Бицилли нахватался много знаний, блещет словечками, за которыми надо лезть в энциклопедический словарь, но бестолковость его равна только его болтливости. Его статья подобна перепутанным страницам, то из географии, то из истории. Почему? Куда он ведет? Читателю непонятно, да, похоже, и автору.
Ну, вот, миленький, — попроси меня дать отзыв, и я сейчас же начну дерзить. Но заверяю Вас, книга читалась с большим интересом, часто вслух, по вечерам, сидя под большой круглой лампой.
<…>
Целую Вас, дорогой, крепко.
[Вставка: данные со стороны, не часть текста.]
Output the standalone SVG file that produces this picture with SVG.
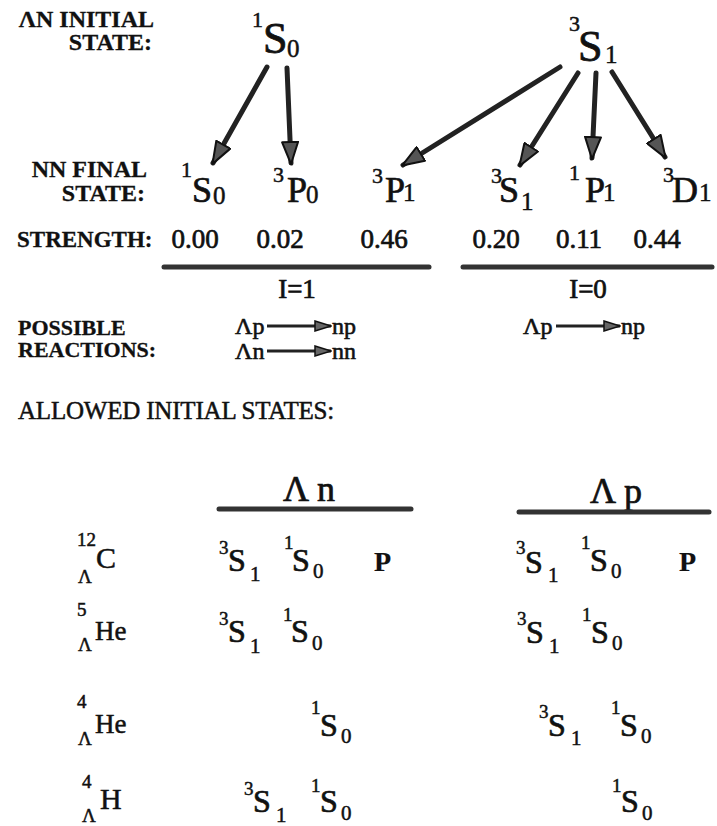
<svg xmlns="http://www.w3.org/2000/svg" width="717" height="826" viewBox="0 0 717 826">
<style>
text{font-family:"Liberation Serif","DejaVu Serif","Times New Roman",serif;fill:#111;stroke:#111;stroke-width:0.5}
.lb{font-weight:bold;font-size:24px;stroke-width:0.3}
.big{font-size:44px;stroke-width:0.8}
.mid{font-size:36px;stroke-width:0.7}
.sup{font-size:22px}
.sub{font-size:25px}
.val{font-size:27px;stroke-width:0.7}
.rx{font-size:24px;stroke-width:0.6}
.ts{font-size:32px;stroke-width:0.7}
.tsup{font-size:19px}
.tsub{font-size:21px}
.arr{stroke:#222;stroke-width:5;stroke-linecap:round;fill:none}
.rarr{stroke:#222;stroke-width:3;fill:none}
.rule{stroke:#333;stroke-width:5;stroke-linecap:round}
</style>
<defs>
<marker id="ah" viewBox="0 0 24 18" refX="22" refY="9" markerWidth="24" markerHeight="18" markerUnits="userSpaceOnUse" orient="auto">
<path d="M1,1 L23,9 L1,17 Z" fill="#555" stroke="#111" stroke-width="2" stroke-linejoin="round"/>
</marker>
<marker id="sh" viewBox="0 0 18 12" refX="17" refY="6" markerWidth="18" markerHeight="12" markerUnits="userSpaceOnUse" orient="auto">
<path d="M1,1 L17,6 L1,11 Z" fill="#666" stroke="#111" stroke-width="1.5"/>
</marker>
</defs>

<g id="labels">
<text class="lb" x="154" y="27" text-anchor="end">ΛN INITIAL</text>
<text class="lb" x="152" y="50" text-anchor="end">STATE:</text>
<text class="lb" x="147" y="177" text-anchor="end">NN FINAL</text>
<text class="lb" x="145" y="201" text-anchor="end">STATE:</text>
<text class="lb" x="17" y="247" style="font-size:23px">STRENGTH:</text>
<text class="lb" x="18" y="335" style="font-size:22px">POSSIBLE</text>
<text class="lb" x="18" y="357" style="font-size:22px">REACTIONS:</text>
<text x="18" y="419" style="font-size:25px;letter-spacing:-0.2px">ALLOWED INITIAL STATES:</text>
</g>

<g id="init-1S0">
<text class="sup" x="252" y="27">1</text>
<text class="big" x="263" y="53">S</text>
<text class="sub" x="287" y="57">0</text>
</g>
<g id="init-3S1">
<text class="sup" x="569" y="31">3</text>
<text class="big" x="578" y="61">S</text>
<text class="sub" x="605" y="63">1</text>
</g>

<g id="fin-1S0">
<text class="sup" x="181" y="177">1</text>
<text class="mid" x="192" y="202">S</text>
<text class="sub" x="213" y="204">0</text>
</g>
<g id="fin-3P0">
<text class="sup" x="273" y="182">3</text>
<text class="mid" x="287" y="202">P</text>
<text class="sub" x="306" y="203">0</text>
</g>
<g id="fin-3P1">
<text class="sup" x="372" y="183">3</text>
<text class="mid" x="385" y="202">P</text>
<text class="sub" x="403" y="201">1</text>
</g>
<g id="fin-3S1">
<text class="sup" x="491" y="183">3</text>
<text class="mid" x="499" y="202">S</text>
<text class="sub" x="521" y="210">1</text>
</g>
<g id="fin-1P1">
<text class="sup" x="569" y="180">1</text>
<text class="mid" x="585" y="202">P</text>
<text class="sub" x="603" y="201">1</text>
</g>
<g id="fin-3D1">
<text class="sup" x="663" y="182">3</text>
<text class="mid" x="672" y="202">D</text>
<text class="sub" x="699" y="201">1</text>
</g>

<g id="connectors">
<line class="arr" x1="267" y1="67" x2="213" y2="163" marker-end="url(#ah)"/>
<line class="arr" x1="287" y1="68" x2="291" y2="163" marker-end="url(#ah)"/>
<line class="arr" x1="560" y1="67" x2="403" y2="165" marker-end="url(#ah)"/>
<line class="arr" x1="578" y1="73" x2="520" y2="165" marker-end="url(#ah)"/>
<line class="arr" x1="596" y1="73" x2="592" y2="158" marker-end="url(#ah)"/>
<line class="arr" x1="612" y1="72" x2="665" y2="157" marker-end="url(#ah)"/>
</g>

<g id="strengths">
<text class="val" x="195" y="248" text-anchor="middle">0.00</text>
<text class="val" x="280" y="248" text-anchor="middle">0.02</text>
<text class="val" x="384" y="248" text-anchor="middle">0.46</text>
<text class="val" x="496" y="248" text-anchor="middle">0.20</text>
<text class="val" x="579" y="248" text-anchor="middle">0.11</text>
<text class="val" x="657" y="248" text-anchor="middle">0.44</text>
<line class="rule" x1="164" y1="267" x2="429" y2="267"/>
<line class="rule" x1="463" y1="267" x2="712" y2="267"/>
<text class="val" x="297" y="298" text-anchor="middle">I=1</text>
<text class="val" x="588" y="298" text-anchor="middle">I=0</text>
</g>

<g id="reactions">
<text class="rx" x="235" y="334">Λp</text>
<line class="rarr" x1="267" y1="326" x2="331" y2="326" marker-end="url(#sh)"/>
<text class="rx" x="332" y="334">np</text>
<text class="rx" x="235" y="359">Λn</text>
<line class="rarr" x1="267" y1="351" x2="331" y2="351" marker-end="url(#sh)"/>
<text class="rx" x="332" y="359">nn</text>
<text class="rx" x="523" y="334">Λp</text>
<line class="rarr" x1="556" y1="326" x2="620" y2="326" marker-end="url(#sh)"/>
<text class="rx" x="621" y="334">np</text>
</g>

<g id="table-head">
<text x="309" y="501" text-anchor="middle" style="font-size:36px;stroke-width:0.7">Λ n</text>
<line class="rule" x1="219" y1="509" x2="411" y2="509"/>
<text x="616" y="503" text-anchor="middle" style="font-size:36px;stroke-width:0.7">Λ p</text>
<line class="rule" x1="519" y1="512" x2="709" y2="512"/>
</g>

<g id="row-C12">
<text class="tsup" x="77" y="546">12</text>
<text class="tsup" x="78" y="583">Λ</text>
<text style="font-size:30px" x="96" y="568">C</text>
<text class="tsup" x="219" y="554">3</text>
<text class="ts" x="228" y="571">S</text>
<text class="tsub" x="250" y="581">1</text>
<text class="tsup" x="284" y="549">1</text>
<text class="ts" x="292" y="571">S</text>
<text class="tsub" x="313" y="578">0</text>
<text x="374" y="571" style="font-size:28px;font-weight:bold;stroke-width:0.2">P</text>
<text class="tsup" x="516" y="554">3</text>
<text class="ts" x="525" y="573">S</text>
<text class="tsub" x="548" y="582">1</text>
<text class="tsup" x="581" y="549">1</text>
<text class="ts" x="590" y="571">S</text>
<text class="tsub" x="611" y="578">0</text>
<text x="679" y="571" style="font-size:28px;font-weight:bold;stroke-width:0.2">P</text>
</g>

<g id="row-He5">
<text class="tsup" x="77" y="616">5</text>
<text class="tsup" x="78" y="651">Λ</text>
<text style="font-size:27px" x="95" y="640">He</text>
<text class="tsup" x="219" y="625">3</text>
<text class="ts" x="228" y="642">S</text>
<text class="tsub" x="250" y="653">1</text>
<text class="tsup" x="283" y="621">1</text>
<text class="ts" x="291" y="642">S</text>
<text class="tsub" x="312" y="650">0</text>
<text class="tsup" x="517" y="625">3</text>
<text class="ts" x="526" y="643">S</text>
<text class="tsub" x="549" y="653">1</text>
<text class="tsup" x="582" y="621">1</text>
<text class="ts" x="591" y="643">S</text>
<text class="tsub" x="612" y="650">0</text>
</g>

<g id="row-He4">
<text class="tsup" x="77" y="708">4</text>
<text class="tsup" x="78" y="745">Λ</text>
<text style="font-size:27px" x="95" y="733">He</text>
<text class="tsup" x="311" y="714">1</text>
<text class="ts" x="320" y="736">S</text>
<text class="tsub" x="341" y="743">0</text>
<text class="tsup" x="539" y="718">3</text>
<text class="ts" x="548" y="736">S</text>
<text class="tsub" x="571" y="745">1</text>
<text class="tsup" x="611" y="714">1</text>
<text class="ts" x="620" y="736">S</text>
<text class="tsub" x="641" y="743">0</text>
</g>

<g id="row-H4">
<text class="tsup" x="82" y="788">4</text>
<text class="tsup" x="82" y="822">Λ</text>
<text style="font-size:30px" x="100" y="809">H</text>
<text class="tsup" x="244" y="795">3</text>
<text class="ts" x="253" y="812">S</text>
<text class="tsub" x="276" y="822">1</text>
<text class="tsup" x="311" y="792">1</text>
<text class="ts" x="320" y="812">S</text>
<text class="tsub" x="341" y="820">0</text>
<text class="tsup" x="612" y="792">1</text>
<text class="ts" x="621" y="812">S</text>
<text class="tsub" x="642" y="820">0</text>
</g>
</svg>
Напишите, не очень ли Вы рассердились на мои разглагольствования про «На путях». И вообще напишите. Наша дача защищена горами с севера и юга, ветер бывает или с запада или с востока. Первый приносит дождь, второй — ведро. Мы их прозвали «подъевропником» и «евразийцем».
Прозвище скифа принимаю, хотя один чикагский критик, комментируя программу, в которой стояла Скифская сюита, и писал, что «скифы — народ, кочевавший в степях юго-восточной России и известный частыми страданиями дизентерией».
Bourron-Marlotte,
Siene et Marne
25. VIII.1925
<…> О Вас по-прежнему ничего не слышно. Неужели все заедают разговоры, дела и евразийцы. Я шибко пишу балет, сочинил больше половины. Выходит очень до-мажорно[*].
Дочитал брошюру Трубецкого. Идея приятная, но доказательства, я сказал бы, слишком алгебраичны. X=Y, это хорошо, но это алгебра, здесь же иногда надо учитывать, что у «Y» висит хвост, а «X» содержит в себе крест, и т. д. Я хочу сказать, что некоторые обстоятельства у Трубецкого не приняты во внимание, и на них можно возражать[*].